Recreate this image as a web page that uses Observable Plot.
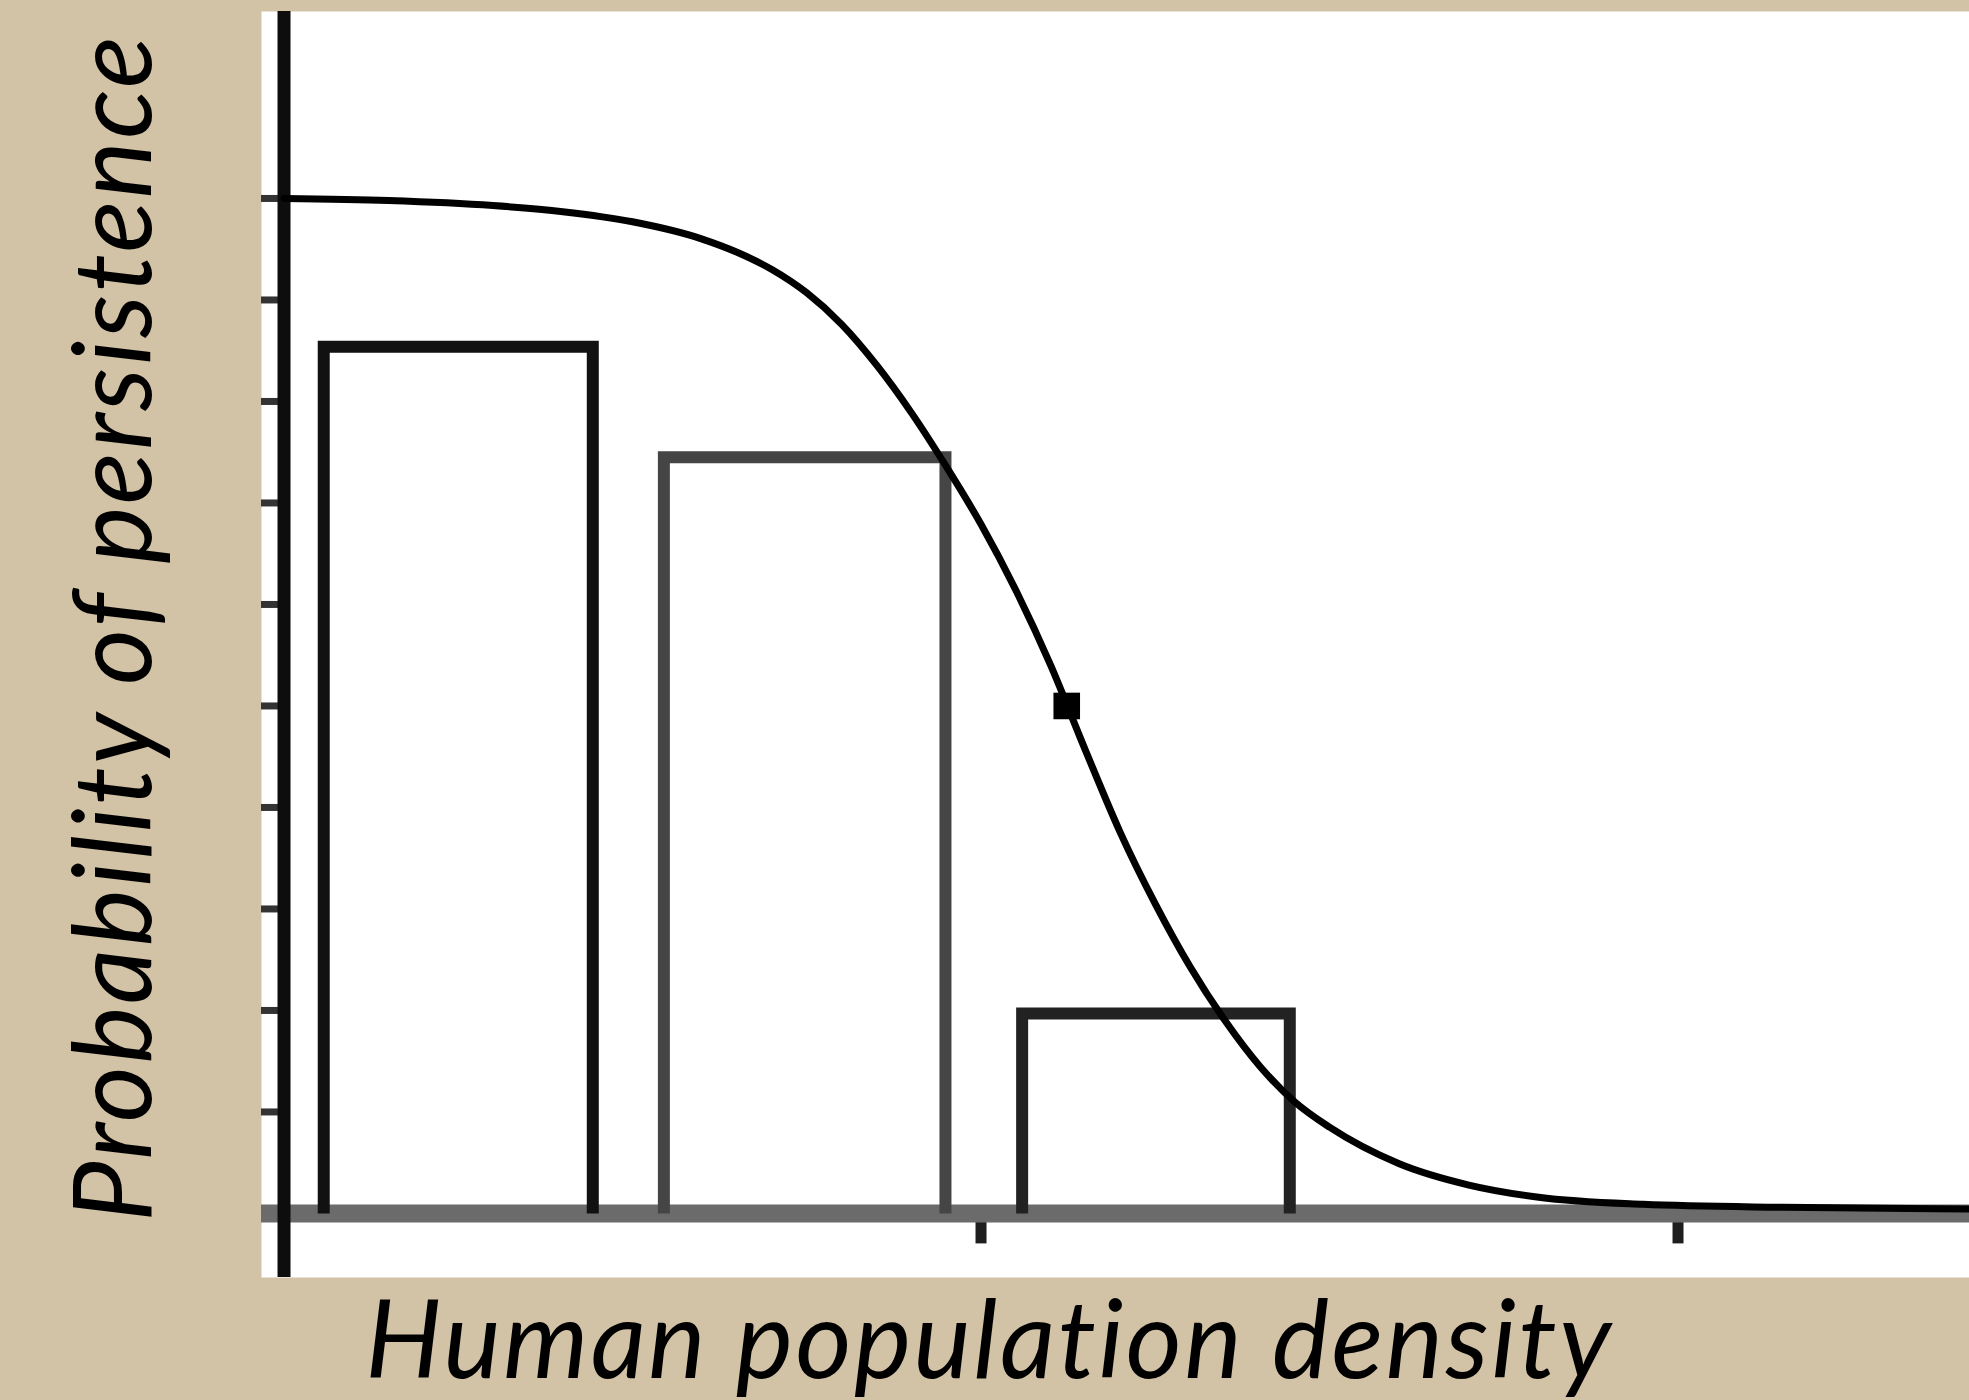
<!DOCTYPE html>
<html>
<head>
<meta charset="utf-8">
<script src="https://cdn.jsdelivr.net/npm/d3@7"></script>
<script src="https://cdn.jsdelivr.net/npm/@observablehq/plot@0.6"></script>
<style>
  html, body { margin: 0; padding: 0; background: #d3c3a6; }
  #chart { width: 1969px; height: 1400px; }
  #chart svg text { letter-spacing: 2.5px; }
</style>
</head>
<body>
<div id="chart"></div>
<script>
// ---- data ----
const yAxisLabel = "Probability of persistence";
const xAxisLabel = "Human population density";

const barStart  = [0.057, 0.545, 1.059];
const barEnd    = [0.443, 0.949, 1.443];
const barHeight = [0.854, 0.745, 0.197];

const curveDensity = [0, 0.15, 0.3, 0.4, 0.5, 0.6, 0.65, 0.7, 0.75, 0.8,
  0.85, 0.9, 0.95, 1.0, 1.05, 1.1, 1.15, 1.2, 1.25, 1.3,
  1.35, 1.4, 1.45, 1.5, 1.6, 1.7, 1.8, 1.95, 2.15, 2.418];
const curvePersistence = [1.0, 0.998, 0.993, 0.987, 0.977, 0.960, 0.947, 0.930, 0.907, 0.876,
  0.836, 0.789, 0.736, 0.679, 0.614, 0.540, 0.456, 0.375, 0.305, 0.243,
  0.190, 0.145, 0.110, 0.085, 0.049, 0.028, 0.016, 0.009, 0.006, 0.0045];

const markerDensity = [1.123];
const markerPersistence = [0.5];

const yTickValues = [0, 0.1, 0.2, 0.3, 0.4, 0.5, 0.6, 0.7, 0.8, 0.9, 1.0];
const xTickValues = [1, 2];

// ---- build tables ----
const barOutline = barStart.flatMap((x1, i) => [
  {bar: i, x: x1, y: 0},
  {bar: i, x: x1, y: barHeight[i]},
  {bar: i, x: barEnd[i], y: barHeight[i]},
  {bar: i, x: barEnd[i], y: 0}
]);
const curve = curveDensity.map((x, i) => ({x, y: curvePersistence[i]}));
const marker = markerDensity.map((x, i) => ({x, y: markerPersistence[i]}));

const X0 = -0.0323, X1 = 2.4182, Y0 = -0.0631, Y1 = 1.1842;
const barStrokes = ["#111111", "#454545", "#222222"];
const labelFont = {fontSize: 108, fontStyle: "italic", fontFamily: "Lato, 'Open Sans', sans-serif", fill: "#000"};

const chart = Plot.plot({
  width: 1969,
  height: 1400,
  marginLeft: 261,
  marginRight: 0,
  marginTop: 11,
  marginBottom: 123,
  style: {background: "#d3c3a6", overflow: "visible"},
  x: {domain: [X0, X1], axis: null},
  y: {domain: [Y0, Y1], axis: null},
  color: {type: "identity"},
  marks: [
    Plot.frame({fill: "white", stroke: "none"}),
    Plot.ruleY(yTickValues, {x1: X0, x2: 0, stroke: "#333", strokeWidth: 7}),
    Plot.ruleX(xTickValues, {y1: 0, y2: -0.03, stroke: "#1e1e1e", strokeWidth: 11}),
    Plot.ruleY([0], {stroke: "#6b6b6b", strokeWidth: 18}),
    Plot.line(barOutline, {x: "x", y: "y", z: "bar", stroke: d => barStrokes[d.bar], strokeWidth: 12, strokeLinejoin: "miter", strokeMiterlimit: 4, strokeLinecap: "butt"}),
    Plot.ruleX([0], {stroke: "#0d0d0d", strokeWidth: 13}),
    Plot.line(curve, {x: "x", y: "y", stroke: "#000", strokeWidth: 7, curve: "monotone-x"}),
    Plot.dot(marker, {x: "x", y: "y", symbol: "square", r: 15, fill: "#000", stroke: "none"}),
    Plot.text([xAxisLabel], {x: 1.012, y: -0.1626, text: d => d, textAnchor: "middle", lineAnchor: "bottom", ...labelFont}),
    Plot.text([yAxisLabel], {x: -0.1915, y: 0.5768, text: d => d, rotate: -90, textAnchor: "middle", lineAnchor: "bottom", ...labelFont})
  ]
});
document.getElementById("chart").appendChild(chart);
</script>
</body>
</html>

•••••

▶ [Directions for this task] Omit the pictures, then quote the rest of the material above exactly.

▶ [Full answer]
Recreate this image as a web page that uses Observable Plot.
<!DOCTYPE html>
<html>
<head>
<meta charset="utf-8">
<script src="https://cdn.jsdelivr.net/npm/d3@7"></script>
<script src="https://cdn.jsdelivr.net/npm/@observablehq/plot@0.6"></script>
<style>
  html, body { margin: 0; padding: 0; background: #d3c3a6; }
  #chart { width: 1969px; height: 1400px; }
  #chart svg text { letter-spacing: 2.5px; }
</style>
</head>
<body>
<div id="chart"></div>
<script>
// ---- data ----
const yAxisLabel = "Probability of persistence";
const xAxisLabel = "Human population density";

const barStart  = [0.057, 0.545, 1.059];
const barEnd    = [0.443, 0.949, 1.443];
const barHeight = [0.854, 0.745, 0.197];

const curveDensity = [0, 0.15, 0.3, 0.4, 0.5, 0.6, 0.65, 0.7, 0.75, 0.8,
  0.85, 0.9, 0.95, 1.0, 1.05, 1.1, 1.15, 1.2, 1.25, 1.3,
  1.35, 1.4, 1.45, 1.5, 1.6, 1.7, 1.8, 1.95, 2.15, 2.418];
const curvePersistence = [1.0, 0.998, 0.993, 0.987, 0.977, 0.960, 0.947, 0.930, 0.907, 0.876,
  0.836, 0.789, 0.736, 0.679, 0.614, 0.540, 0.456, 0.375, 0.305, 0.243,
  0.190, 0.145, 0.110, 0.085, 0.049, 0.028, 0.016, 0.009, 0.006, 0.0045];

const markerDensity = [1.123];
const markerPersistence = [0.5];

const yTickValues = [0, 0.1, 0.2, 0.3, 0.4, 0.5, 0.6, 0.7, 0.8, 0.9, 1.0];
const xTickValues = [1, 2];

// ---- build tables ----
const barOutline = barStart.flatMap((x1, i) => [
  {bar: i, x: x1, y: 0},
  {bar: i, x: x1, y: barHeight[i]},
  {bar: i, x: barEnd[i], y: barHeight[i]},
  {bar: i, x: barEnd[i], y: 0}
]);
const curve = curveDensity.map((x, i) => ({x, y: curvePersistence[i]}));
const marker = markerDensity.map((x, i) => ({x, y: markerPersistence[i]}));

const X0 = -0.0323, X1 = 2.4182, Y0 = -0.0631, Y1 = 1.1842;
const barStrokes = ["#111111", "#454545", "#222222"];
const labelFont = {fontSize: 108, fontStyle: "italic", fontFamily: "Lato, 'Open Sans', sans-serif", fill: "#000"};

const chart = Plot.plot({
  width: 1969,
  height: 1400,
  marginLeft: 261,
  marginRight: 0,
  marginTop: 11,
  marginBottom: 123,
  style: {background: "#d3c3a6", overflow: "visible"},
  x: {domain: [X0, X1], axis: null},
  y: {domain: [Y0, Y1], axis: null},
  color: {type: "identity"},
  marks: [
    Plot.frame({fill: "white", stroke: "none"}),
    Plot.ruleY(yTickValues, {x1: X0, x2: 0, stroke: "#333", strokeWidth: 7}),
    Plot.ruleX(xTickValues, {y1: 0, y2: -0.03, stroke: "#1e1e1e", strokeWidth: 11}),
    Plot.ruleY([0], {stroke: "#6b6b6b", strokeWidth: 18}),
    Plot.line(barOutline, {x: "x", y: "y", z: "bar", stroke: d => barStrokes[d.bar], strokeWidth: 12, strokeLinejoin: "miter", strokeMiterlimit: 4, strokeLinecap: "butt"}),
    Plot.ruleX([0], {stroke: "#0d0d0d", strokeWidth: 13}),
    Plot.line(curve, {x: "x", y: "y", stroke: "#000", strokeWidth: 7, curve: "monotone-x"}),
    Plot.dot(marker, {x: "x", y: "y", symbol: "square", r: 15, fill: "#000", stroke: "none"}),
    Plot.text([xAxisLabel], {x: 1.012, y: -0.1626, text: d => d, textAnchor: "middle", lineAnchor: "bottom", ...labelFont}),
    Plot.text([yAxisLabel], {x: -0.1915, y: 0.5768, text: d => d, rotate: -90, textAnchor: "middle", lineAnchor: "bottom", ...labelFont})
  ]
});
document.getElementById("chart").appendChild(chart);
</script>
</body>
</html>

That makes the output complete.